Amid reports that 200 schools, most of them charter schools, did not have armed security on campus at the start of the 2019-2020 year, jurors cited serious potential lapses at charters, along with radio communication failures and problems with the wasteful training of school personnel to serve as guardians, who later failed either to pass background tests or psychological evaluations.

Many of the issues mentioned in the grand jury report are addressed in the bill advanced Tuesday. But the legislation provides no additional money to school districts, which have been complaining about the cost of the security measures since they were proposed in 2018.

Diaz acknowledged that more dollars may be needed.

“Our purview is the policy,” he said. “We’re going to lay out the policy that we think needs to improve. The appropriation committee… has to review these to see if there’s a cost, if there’s money that can be shifted from other things. It all depends.”

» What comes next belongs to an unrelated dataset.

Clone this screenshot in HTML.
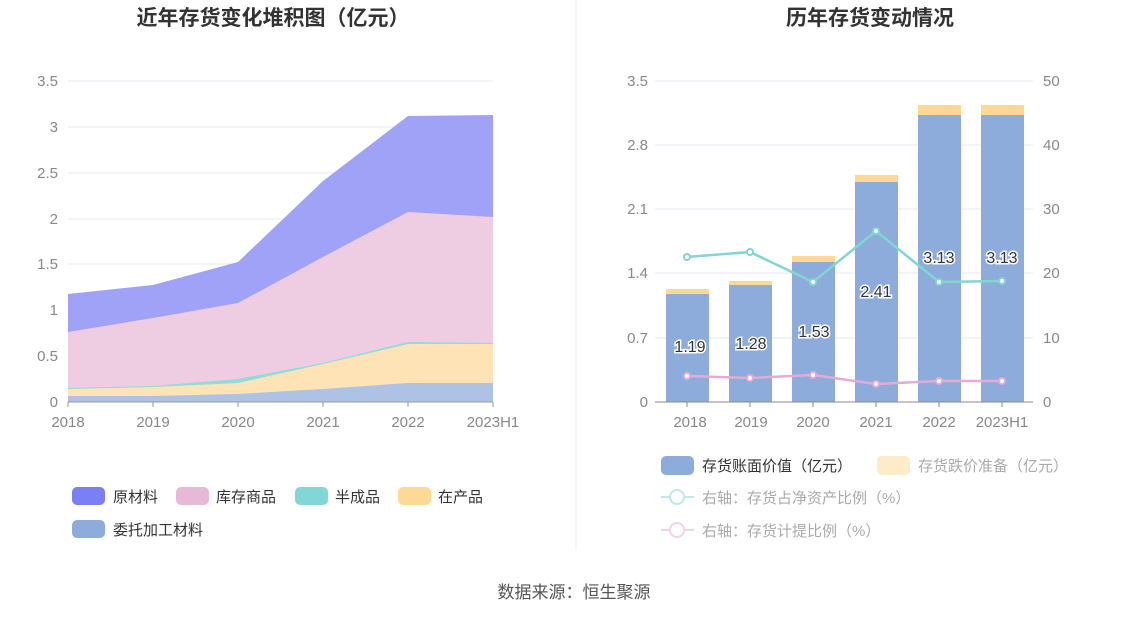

One change proposed by a Polk County university instructor, Robert Pincus, would have lawmakers require school districts to have school counselors devote at least 80 percent of their day to actual counseling.

At a time when students seeking mental health services are becoming a heightened focus of their work, Pincus said counselors are still being pulled away to assist with such routine school duties as monitoring lunch rooms, bus coordination and test proctoring.

An 80 percent rule “gives school counselors power to say to the principals that I’m here for the students,” Pincus said.